L’Inde reconnaît le rôle central de l’ANASE dans sa stratégie indo-pacifique, mais dans la région, ses principaux liens politiques et économiques restent ancrés dans la cité-État de Singapour. Elle n’a pas réussi à établir des liens significatifs avec les autres États de l’ANASE, même avec le Vietnam, avec lequel elle a longtemps entretenu une relation importante. En ce sens, elle est incapable de jouer un rôle plus important de contrepoids à la puissance chinoise dans la région. Pour l’instant, le rôle de l’Inde dans la région du Pacifique occidental reste symbolique et, dans le contexte indo-pacifique, il se limite à la région de l’océan Indien (IOR). Même dans cette région, l’Inde ressent la pression de la Chine, qui a fait des percées importantes en Asie du Sud et dans la région de l’océan Indien. Les voisins de l’Inde, tels que le Népal, le Bangladesh, le Pakistan, le Sri Lanka et le Myanmar, ont noué des liens étroits avec Pékin, qui a déjà développé d’importantes relations commerciales avec l’ensemble de la région de l’océan Indien. 

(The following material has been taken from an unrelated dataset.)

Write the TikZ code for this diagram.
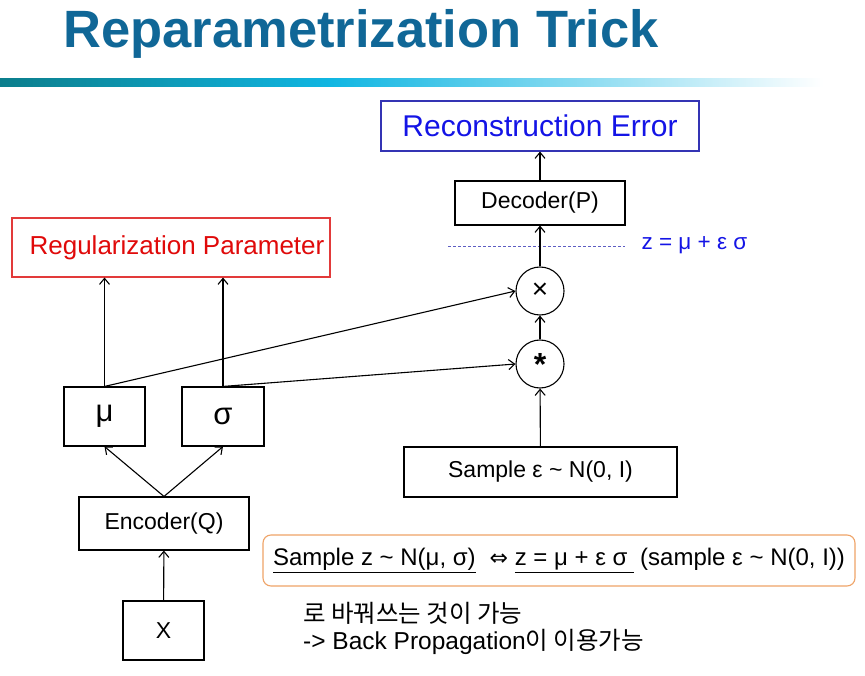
\documentclass[tikz,border=0pt]{standalone}
\usepackage{fontspec}
\setmainfont{Liberation Sans}
\newfontfamily\krfont{Noto Sans CJK KR}
\newfontfamily\symfont{DejaVu Sans}
\usetikzlibrary{arrows.meta}

\definecolor{titleblue}{HTML}{106797}
\definecolor{barteal}{HTML}{0B7E8C}
\definecolor{barcyan}{HTML}{10B6E2}
\definecolor{reconblue}{HTML}{3434B4}
\definecolor{textblue}{HTML}{1414E6}
\definecolor{regred}{HTML}{E23A3A}
\definecolor{textred}{HTML}{E00A0A}
\definecolor{noteorange}{HTML}{EFA468}

\newcommand{\px}[1]{\fontsize{#1}{#1}\selectfont}

\tikzset{
  box/.style={draw, line width=1.1pt, inner sep=0pt, font=\px{23}},
  op/.style={draw, circle, line width=1.1pt, minimum size=48pt, inner sep=0pt},
  conn/.style={-{Straight Barb[length=6pt,width=10pt]}, line width=1.1pt},
}

\begin{document}
\begin{tikzpicture}[x=1pt,y=-1pt]
\useasboundingbox (0,0) rectangle (865,676);
\fill[white] (0,0) rectangle (865,676);

% title and bar
\node[anchor=base west, text=titleblue, font=\bfseries\px{52.5}] (title) at (60,48) {Reparametrization Trick};
\shade[left color=barteal, right color=barcyan] (0,79) rectangle (330,87);
\shade[left color=barcyan, right color=white] (330,79) rectangle (823,87);

% decoder side
\node[box, draw=reconblue, text=textblue, font=\px{30}, minimum width=318pt, minimum height=50pt] (recon) at (540,126) {Reconstruction Error};
\node[box, minimum width=170pt, minimum height=44pt] (dec) at (540,203) {Decoder(P)};
\node[op, font=\px{28}] (times) at (540,291) {×};
\node[op, font=\px{32}] (star) at (540,364) {\raisebox{-7pt}{\bfseries *}};
\node[box, minimum width=273pt, minimum height=50pt] (sample) at (540.5,472) {Sample ε \textasciitilde{} N(0, I)};

\coordinate (zl) at (448,246);
\coordinate (zr) at (625,246);
\draw[reconblue!80, dashed, line width=0.7pt, dash pattern=on 3pt off 2pt] (zl) -- (zr);
\node[anchor=west, text=textblue, font=\px{22.5}] (zlab) at (638,245) {z = μ + ε σ};

% encoder side
\node[box, draw=regred, text=textred, font=\px{26}, minimum width=318pt, minimum height=59pt] (reg) at (171,247.5) {\hspace{12pt}Regularization Parameter};
\node[box, font=\px{31}, minimum width=81pt, minimum height=59pt] (mu) at (104.5,416.5) {μ};
\node[box, font=\px{31}, minimum width=82pt, minimum height=59pt] (sigma) at (223,416.5) {σ};
\node[box, minimum width=170pt, minimum height=53pt] (enc) at (164,523.5) {Encoder(Q)};
\node[box, minimum width=81pt, minimum height=59pt] (xin) at (163.5,630.5) {X};

% note
\node[draw=noteorange, line width=1.1pt, rounded corners=8pt, minimum width=592pt, minimum height=51pt, inner sep=0pt, font=\px{24}] (note) at (559,560.5)
  {\underline{Sample z \textasciitilde{} N(μ, σ)}\hspace{14pt}{\symfont\px{22}⇔} \underline{z = μ + ε σ\hspace{6pt}} (sample ε \textasciitilde{} N(0, I))};
\node[anchor=north west, align=left, font=\px{24.5}, inner sep=0pt] (remark) at (303,602)
  {{\krfont 로 바꿔쓰는 것이 가능}\\[3pt] -> Back Propagation{\krfont 이 이용가능}};

% connectors
\draw[conn] (dec) -- (recon);
\draw[conn] (times) -- (dec);
\draw[conn] (star) -- (times);
\draw[conn] (sample) -- (star);
\draw[conn] (mu.north) -- (mu.north |- reg.south);
\draw[conn] (sigma.north) -- (sigma.north |- reg.south);
\draw[conn] (mu.north) -- (times.west);
\draw[conn] (sigma.north) -- (star.west);
\draw[conn] (enc.north) -- (mu.south);
\draw[conn] (enc.north) -- (sigma.south);
\draw[conn] (xin) -- (enc);
\end{tikzpicture}
\end{document}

Les ambitions futures de l’Inde dépendent de la trajectoire de son économie. En se retirant de l’accord de libre-échange du Partenariat économique global régional, New Delhi a perdu l’occasion de participer à un nouveau groupement économique vital qui aurait pu donner du peps à sa stratégie indo-pacifique. Cela a déjà commencé à limiter ses ambitions navales et sa capacité à jouer le rôle vers lequel beaucoup s’attendent à ce que le Quad évolue : celui d’une alliance militaire informelle ou d’un groupe de pression.